Влияние цивилизации отражается на простодушном поселянине решительно при самом ничтожнейшем прикосновении. Буквально «прикосновение», одно только легкое касание – и тысячелетние идеальные постройки превращаются в щепки. Вот перед вами трудолюбивый, деликатный, умный, целомудренный крестьянин; но поездил он две зимы легковым извозчиком – и уж развратился! Скажите, пожалуйста, какая же тут может быть цивилизация – ездить зимой в морозы на облучке и сидя спать в трактирах, опустив голову на стол? А между тем развращается. В две зимы человек «насобачивается» так, что уж делается чужим в родном своем семействе. Гордость рождается у него, фанаберия и насмешка; приучается прятать деньги от матери, от большака и непременно задумывает делиться. И это в лучшем случае, а то просто делается мерзавцем: иной придет из Петербурга без копейки, хоть и «при часах», ничего не делает, не работает, а свою же родную мать посылает ходить по миру и ждет ее, поглядывая на свои часы…

Наконец, кто не знает, как быстро меняется, и меняется к худшему, самый «тип» деревенского человека, даже в таких отдаленнейших от цивилизации учреждениях, как, например, кабак? Стоит «крестьянину» посидеть года два в кабаке, и притом с своими же, такими же крестьянами – как из порядочного человека он превращается в нечто решительно непривлекательное: все меняется в нем. Начиная с вычурности выговора, с этих масляных волос, с этого бритого затылка, до приемов и ухваток, (растопыренных пальцев, походки и т. д., все в нем омерзительно и гнусно; но всего гнуснее – миросозерцание. Из мирского человека он превращается в мирского обиралу, из жалостливого к бедным – в хладнокровного до жестокости: ему ничего не стоит спаивать человека, зная, что он этим разоряет, «голодит» целую семью; ему ничего не стоит выбросить на мороз этого, спившегося с кругу человека, после того как у него не останется ни гроша. Даже убить человека ему ничего не стоит из-за денег.
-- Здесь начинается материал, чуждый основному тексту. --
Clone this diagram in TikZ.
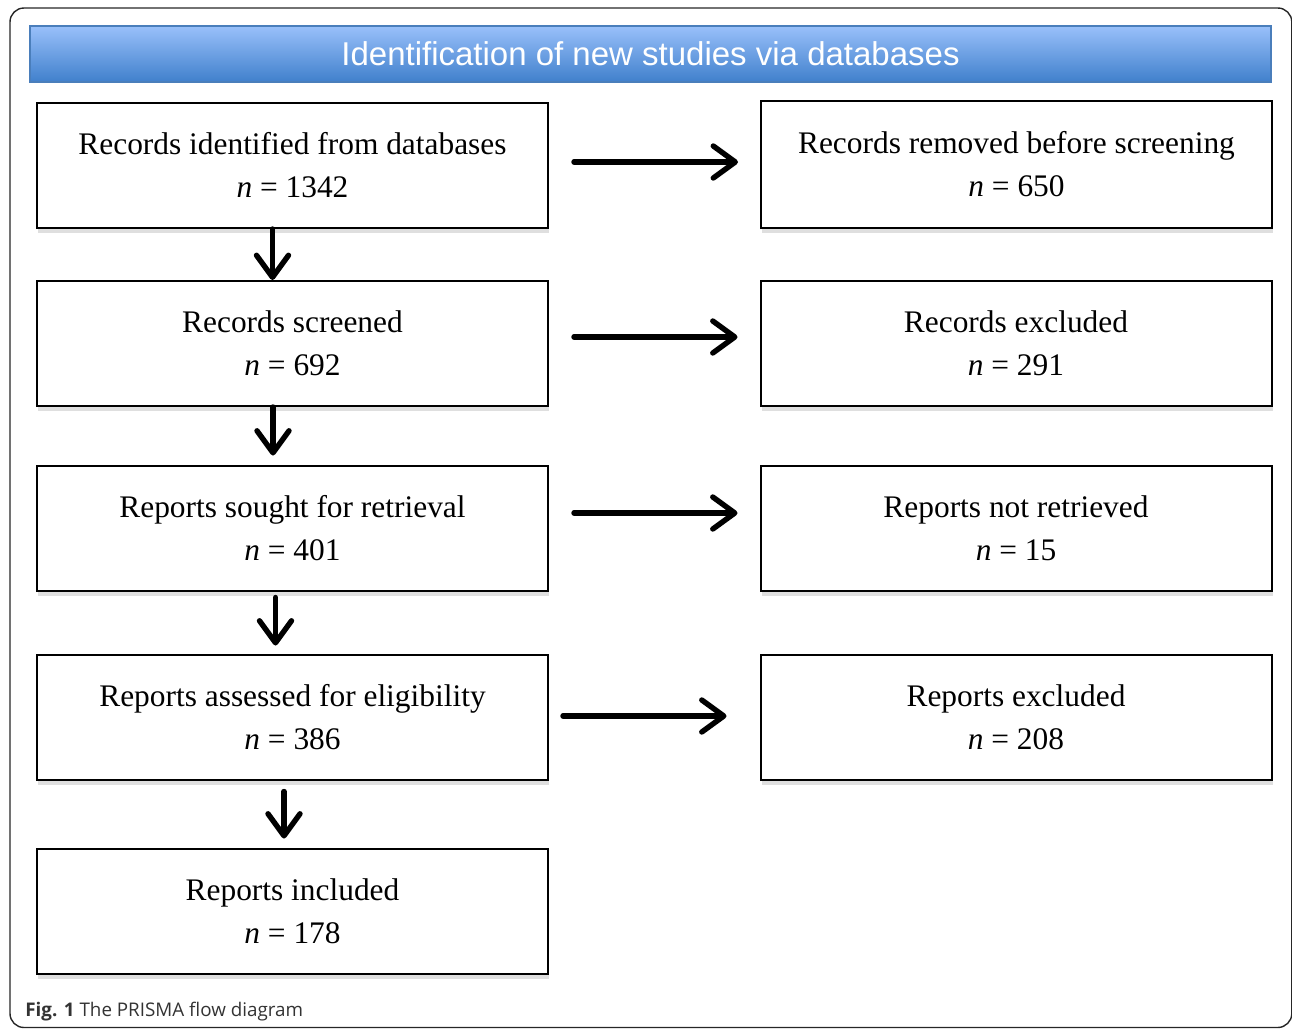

Замечательно при этом, особенно в деревенском кабатчике, то обстоятельство, что он имеет дело исключительно почти с своим братом, деревенским человеком, односельчанином, и притом постоянно присутствует при самых откровенных (после стаканчика) разговорах о «нужде», о горе, которое большею частью и потребляет вино, – и ничего, кроме жестокости, бесчеловечия, эта обстановка в нем не воспитывает. Но, положим, кабак вообще плохая школа нравственности; всего ужаснее то, что почти такие же результаты достигаются совершенно иным, вполне противоположным путем… Из всего сказанного, да и кроме сказанного, из множества ежедневных примеров очевидно следует, что для сохранения русского земледельческого типа, русских земледельческих порядков и стройности, основанной на условиях земледельческого труда, всех народных частных и общественных отношений необходимо всячески противодействовать разрушающим эту стройность влияниям; для этого необходимо уничтожить все, что носит мало-мальски чуждый земледельческому порядку признак: керосиновые лампы, фабрики, выделывающие ситец, железные дороги, телеграфы, кабаки, извозчиков и кабатчиков, даже книги, табак, сигары, папиросы, пиджаки и т. д. и т. д. Все это необходимо смести с лица земли для того, чтобы Иван Ермолаевич, воспитавшийся в условиях земледельческого труда, на них построивший все свои взгляды, все отношения, на них основавший целый, особый от всякой цивилизации, своеобразный «крестьянский» мир, мог свободно и беспрепятственно развивать эти своеобразные начала…

 

Но если бы такое требование было в самом деле предъявлено, то едва ли бы нашелся в настоящее время хотя один человек, который бы определил его иначе, как крайним легкомыслием. Да и сам Иван Ермолаевич, уж на что подлинный крестьянин, а не беспокойтесь, не променяет керосиновой лампы на лучину и не посадит свою жену за «прясло», когда есть деньги, чтобы купить ситчику. И выходит поэтому для всякого что-нибудь думающего о народе человека задача, поистине неразрешимая: цивилизация идет, а ты, наблюдатель русской жизни, мало того, что не можешь остановить этого шествия, но еще, как уверяют тебя и как доказывает сам Иван Ермолаевич, не должен, не имеешь ни права, ни резона соваться, ввиду того что идеалы земледельческие прекрасны и совершенны. Итак – остановить шествие не можешь, а соваться не должен! Между тем сам Иван Ермолаевич, безропотно покоряясь напору чуждых ему влияний и в то же время упорно стремясь осуществить свои земледельческие идеалы в том самом виде, в каком они были выработаны при отсутствии давления нового времени, чувствует себя весьма нехорошо и вырабатывает, конечно, будучи в этом вполне невиновен, – взгляды на окружающее вполне непривлекательные.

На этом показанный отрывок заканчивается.